The price of folk costumes is getting higher, not only because of its historical value but also because it is impossible to make that costume today.
“Even if we keep all the steps to make it we wouldn’t get the same result as our ancestors one hundred years ago,” stated the ethnologist Jana Mládek Rajniaková, explaining that climatic conditions and soil has changed so also that the raw materials, particularly linen from flax, would have different characteristics.
Time has also played a role, as many parts of costumes are very hard to get, if possible at all.
The prices of traditional folk costumes differ. It could be several dozen euro for one piece of folk clothing or hundreds or even thousands of euros for a complete costume.
“The most expensive complete costume I have ever seen in Slovakia was sold at auction for more than 500 euros,” said the ethnologist. It was a woman’s costume from Horný Tisovník.
The ethnologist thinks that investing in folk costumes is like investing into the arts.

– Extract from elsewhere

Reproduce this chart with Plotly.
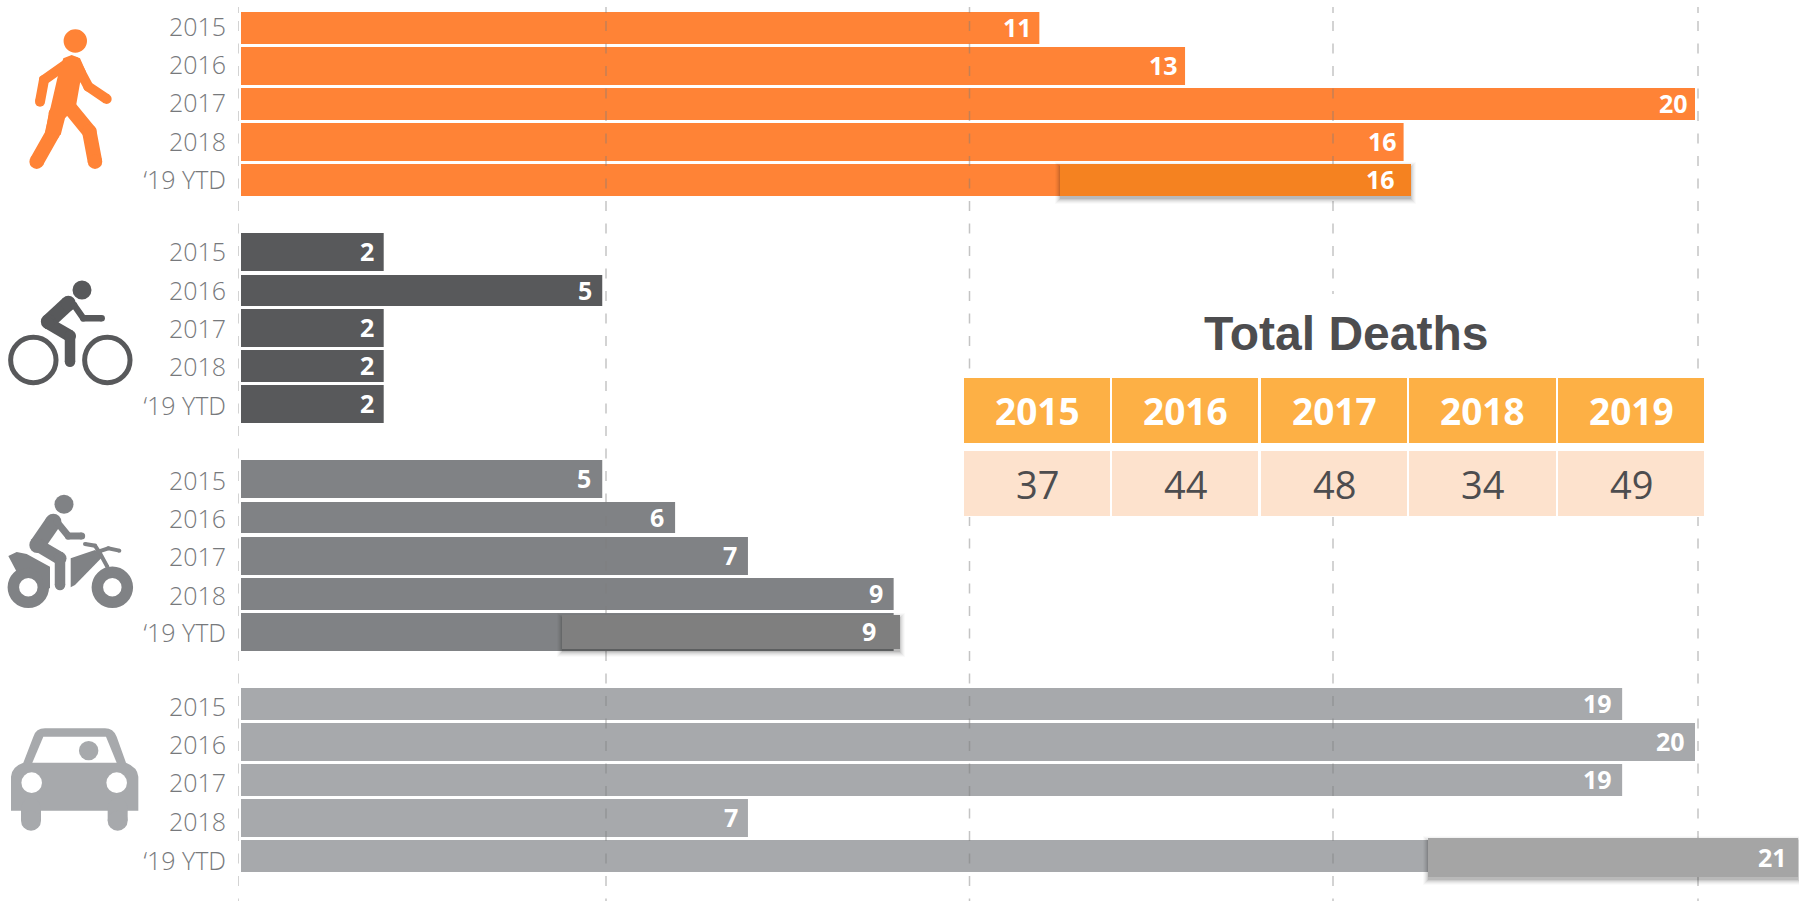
import re
import plotly.graph_objects as go

# ---- data ----
row_labels = ["2015", "2016", "2017", "2018", "‘19 YTD"]
pedestrian = [11, 13, 20, 16, 16]
bicycle = [2, 5, 2, 2, 2]
motorcycle = [5, 6, 7, 9, 9]
car = [19, 20, 19, 7, 21]
total_years = ["2015", "2016", "2017", "2018", "2019"]
total_deaths = [37, 44, 48, 34, 49]
title_text = "Total Deaths"

# ---- layout (pixels of the 1799x901 canvas) ----
W, H = 1799, 901
X0 = 238
UNIT = 72.85
INSET = 3 / UNIT
grid_px = [238, 606, 969.5, 1333, 1698]
ped_top = [12, 47, 88, 123, 164]
ped_bot = [44, 85, 120, 161, 196]
bic_top = [233, 275, 309, 350, 385]
bic_bot = [271, 306, 347, 382, 423]
mot_top = [460, 502, 537, 578, 613]
mot_bot = [498, 533, 575, 610, 651]
car_top = [688, 723, 764, 799, 840]
car_bot = [720, 761, 796, 837, 872]
ped_lab = [27, 65, 103, 142, 180]
bic_lab = [252, 291, 329, 367, 406]
mot_lab = [481, 519, 557, 596, 633]
car_lab = [707, 745, 783, 822, 861]

colors = dict(ped="#FF8336", bic="#58595B", mot="#808285", car="#A7A9AC")
hl_color = dict(ped="#F58220", mot="#7F7F7F", car="#A5A5A5")
label_shift = dict(ped=-5, bic=-8, mot=-9, car=-8)
LABEL = "#77797C"
DARK = "#4D4D4F"
GRID_DASH = "6px,8px," + ",".join(["10px,12.5px"] * 42)

groups = [
    ("ped", pedestrian, ped_top, ped_bot),
    ("bic", bicycle, bic_top, bic_bot),
    ("mot", motorcycle, mot_top, mot_bot),
    ("car", car, car_top, car_bot),
]

# highlighted '19 YTD overlays: start px, end px, top px, bottom px, label right-edge gap
highlights = [
    ("ped", 16, 1060, 1411, 164, 196, -14),
    ("mot", 9, 562, 900, 615, 649, -22),
    ("car", 21, 1428, 1798, 838, 877, -9),
]

fig = go.Figure()

for key, vals, tops, bots in groups:
    fig.add_trace(go.Bar(
        y=[(a + b) / 2 for a, b in zip(tops, bots)],
        x=[v - INSET for v in vals],
        base=INSET,
        width=[b - a for a, b in zip(tops, bots)],
        orientation="h",
        marker=dict(color=colors[key], line=dict(width=0)),
        showlegend=False,
        hoverinfo="skip",
    ))

def to_val(px):
    return (px - X0) / UNIT

for g in grid_px:
    fig.add_trace(go.Scatter(
        x=[to_val(g), to_val(g)], y=[7, H], mode="lines", cliponaxis=False,
        line=dict(color="rgba(125,125,125,0.45)", width=1.5, dash=GRID_DASH),
        showlegend=False, hoverinfo="skip",
    ))

# overlays with soft shadow, on an overlaid subplot that sits above the grid
for key, val, x0, x1, top, bot, gap in highlights:
    for grow, alpha in ((6, 0.02), (5, 0.03), (4, 0.04), (3, 0.05), (2, 0.07), (1, 0.09)):
        fig.add_trace(go.Bar(
            y=[(top + bot) / 2 + 3], x=[(x1 - x0 + 2 * grow - 2) / UNIT],
            base=to_val(x0 - grow + 1), width=[bot - top + 2 * grow - 2],
            orientation="h", xaxis="x2", yaxis="y2",
            marker=dict(color=f"rgba(0,0,0,{alpha})", line=dict(width=0)),
            showlegend=False, hoverinfo="skip",
        ))
    fig.add_trace(go.Bar(
        y=[(top + bot) / 2], x=[(x1 - x0) / UNIT], base=to_val(x0), width=[bot - top],
        orientation="h", xaxis="x2", yaxis="y2",
        marker=dict(color=hl_color[key], line=dict(width=0)),
        showlegend=False, hoverinfo="skip",
    ))

annotations = []
for key, vals, tops, bots in groups:
    for i, v in enumerate(vals):
        if i == 4 and key != "bic":
            continue
        annotations.append(dict(
            x=v, y=(tops[i] + bots[i]) / 2 - 1, xref="x", yref="y", text=str(v),
            showarrow=False, xanchor="right", yanchor="middle", xshift=label_shift[key],
            font=dict(family="Open Sans", size=25, color="white", weight=700),
        ))
for key, val, x0, x1, top, bot, gap in highlights:
    annotations.append(dict(
        x=to_val(x1), y=(top + bot) / 2 - 1, xref="x", yref="y", text=str(val),
        showarrow=False, xanchor="right", yanchor="middle", xshift=gap,
        font=dict(family="Open Sans", size=25, color="white", weight=700),
    ))

# ---- helpers: canvas pixels to paper fractions ----
def px(x):
    return (x - X0) / (W - X0)

def py(y):
    return 1 - y / H

def path_paper(d):
    return re.sub(r"(-?\d+\.?\d*),(-?\d+\.?\d*)",
                  lambda m: f"{px(float(m[1])):.5f},{py(float(m[2])):.5f}", d)

shapes = []

def rect(x0, y0, x1, y1, color):
    shapes.append(dict(type="rect", xref="paper", yref="paper", layer="above",
                       x0=px(x0), x1=px(x1), y0=py(y1), y1=py(y0),
                       fillcolor=color, line=dict(width=0)))

def circle(cx, cy, r, color, stroke=0, fill=True):
    shapes.append(dict(type="circle", xref="paper", yref="paper", layer="above",
                       x0=px(cx - r), x1=px(cx + r), y0=py(cy + r), y1=py(cy - r),
                       fillcolor=color if fill else "rgba(0,0,0,0)",
                       line=dict(width=stroke, color=color)))

def polygon(d, color):
    shapes.append(dict(type="path", xref="paper", yref="paper", layer="above",
                       path=path_paper(d), fillcolor=color, line=dict(width=0)))

def limb(points, w, color):
    d = "M" + " L".join(f"{x},{y}" for x, y in points)
    shapes.append(dict(type="path", xref="paper", yref="paper", layer="above",
                       path=path_paper(d), fillcolor="rgba(0,0,0,0)",
                       line=dict(width=w, color=color)))
    for x, y in points:
        circle(x, y, w / 2, color)

def z(points, ox=0, oy=0):
    return [(ox + x / 3, oy + y / 3) for x, y in points]

def zpoly(points, ox, oy):
    pts = z(points, ox, oy)
    return "M" + " L".join(f"{x:.2f},{y:.2f}" for x, y in pts) + " Z"

# walker
c = colors["ped"]
circle(75.3, 41, 11.7, c)
limb(z([(210, 185), (132, 240), (120, 305)]), 10, c)
limb(z([(225, 185), (265, 260), (320, 297)]), 10, c)
limb(z([(205, 318), (268, 395), (285, 485)]), 14.5, c)
limb(z([(168, 340), (158, 400), (110, 485)]), 14.5, c)
polygon(zpoly([(190, 175), (215, 165), (240, 175), (258, 215), (240, 250), (228, 318),
               (195, 355), (182, 405), (135, 395), (172, 235)], 0, 0), c)

# cyclist
c = colors["bic"]
oy = 220
circle(246 / 3, oy + 210 / 3, 9.5, c)
for cx in (100, 322):
    circle(cx / 3, oy + 420 / 3, 22.7, c, stroke=5, fill=False)
limb(z([(205, 250), (145, 305)], 0, oy), 15, c)
limb(z([(222, 255), (250, 295), (305, 295)], 0, oy), 6.5, c)
limb(z([(145, 310), (210, 348)], 0, oy), 12, c)
limb(z([(210, 348), (210, 425)], 0, oy), 10.5, c)

# quad rider
c = colors["mot"]
oy = 450
circle(192 / 3, oy + 163 / 3, 9.5, c)
for cx in (85, 337):
    circle(cx / 3, oy + 412 / 3, 15, c, stroke=11.5, fill=False)
polygon(zpoly([(25, 318), (50, 306), (80, 312), (150, 350), (150, 415), (130, 415),
               (125, 375), (85, 352), (50, 365)], 0, oy), c)
polygon(zpoly([(212, 325), (285, 300), (310, 318), (225, 405), (212, 412)], 0, oy), c)
limb(z([(160, 215), (112, 285)], 0, oy), 16, c)
limb(z([(170, 215), (205, 258), (245, 258)], 0, oy), 7, c)
limb(z([(112, 285), (180, 325)], 0, oy), 13, c)
limb(z([(180, 325), (180, 405)], 0, oy), 10.5, c)
limb(z([(255, 282), (285, 287), (300, 310), (322, 350)], 0, oy), 4, c)
limb(z([(295, 305), (325, 295), (358, 302)], 0, oy), 4, c)

# car
c = colors["car"]
oy = 680
def cp(x, y):
    return f"{x / 3:.2f},{oy + y / 3:.2f}"
polygon(f"M{cp(33, 392)} L{cp(33, 290)} Q{cp(35, 260)} {cp(70, 248)} L{cp(100, 170)} "
        f"Q{cp(108, 145)} {cp(135, 145)} L{cp(315, 145)} Q{cp(340, 145)} {cp(350, 170)} "
        f"L{cp(378, 248)} Q{cp(413, 262)} {cp(415, 290)} L{cp(415, 392)} Z", c)
limb(z([(93, 385), (93, 422)], 0, oy), 20, c)
limb(z([(353, 385), (353, 422)], 0, oy), 20, c)
polygon(zpoly([(97, 248), (130, 170), (318, 170), (350, 248)], 0, oy), "white")
circle(266 / 3, oy + 212 / 3, 9.7, c)
circle(95 / 3, oy + 308 / 3, 10.3, "white")
circle(350 / 3, oy + 308 / 3, 10.3, "white")

# table and title
rect(1200, 294, 1500, 378, "white")
rect(963, 377, 1705, 517, "white")
cell_left = [964, 1112, 1261, 1409, 1558]
cell_right = [1110, 1258, 1407, 1556, 1704]
for year, total, x0, x1 in zip(total_years, total_deaths, cell_left, cell_right):
    rect(x0, 378, x1, 443, "#FDB045")
    rect(x0, 451, x1, 516, "#FDE2CD")
    annotations.append(dict(
        x=px((x0 + x1) / 2), y=py(411), xref="paper", yref="paper", text=year,
        showarrow=False, xanchor="center", yanchor="middle",
        font=dict(family="Open Sans", size=37, color="white", weight=700)))
    annotations.append(dict(
        x=px((x0 + x1) / 2), y=py(484), xref="paper", yref="paper", text=str(total),
        showarrow=False, xanchor="center", yanchor="middle",
        font=dict(family="Open Sans", size=38, color=DARK)))
annotations.append(dict(
    x=px(1346), y=py(333), xref="paper", yref="paper", text=title_text,
    showarrow=False, xanchor="center", yanchor="middle",
    font=dict(family="Liberation Sans", size=48, color=DARK, weight=700)))

tickvals = ped_lab + bic_lab + mot_lab + car_lab
ticktext = row_labels * 4

axis_hidden = dict(showgrid=False, zeroline=False, showline=False, showticklabels=False, ticks="")
fig.update_layout(
    width=W, height=H, autosize=False,
    margin=dict(l=X0, r=0, t=0, b=0, pad=0),
    paper_bgcolor="white", plot_bgcolor="white",
    barmode="overlay", showlegend=False,
    xaxis=dict(range=[0, (W - X0) / UNIT], domain=[0, 1], **axis_hidden),
    yaxis=dict(range=[H, 0], domain=[0, 1], tickmode="array", tickvals=tickvals,
               ticktext=ticktext, showgrid=False, zeroline=False, showline=False,
               ticks="", ticklabelstandoff=11,
               tickfont=dict(family="Open Sans", size=25, color=LABEL, weight=300)),
    xaxis2=dict(range=[0, (W - X0) / UNIT], overlaying="x", anchor="y2", **axis_hidden),
    yaxis2=dict(range=[H, 0], overlaying="y", anchor="x2", **axis_hidden),
    shapes=shapes,
    annotations=annotations,
)

fig.write_html("out.html", config=dict(displayModeBar=False),
               post_script="document.body.style.margin='0';document.documentElement.style.overflow='hidden';")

“It won’t lose its value but the other way round, it will rise,” said Lýdia Žáčková, the spokesperson of Poštová banka (Postal bank).
Valuable and highly prized parts of costume are those with indigo dyed cloth. During the 1950s blue print workshops stopped and the practice almost disappeared.
“Those parts of clothing sewed by golden or silver thread are also precious,” added the ethnologist.
The Postal bank has opened a grant for the best ideas connected with cultural heritage. The money should be used for art, the buying and renovating of clothes, folk costumes in which artists perform with or renovate Slovak musical instruments and other ideas connected with the traditions and history of Slovakia.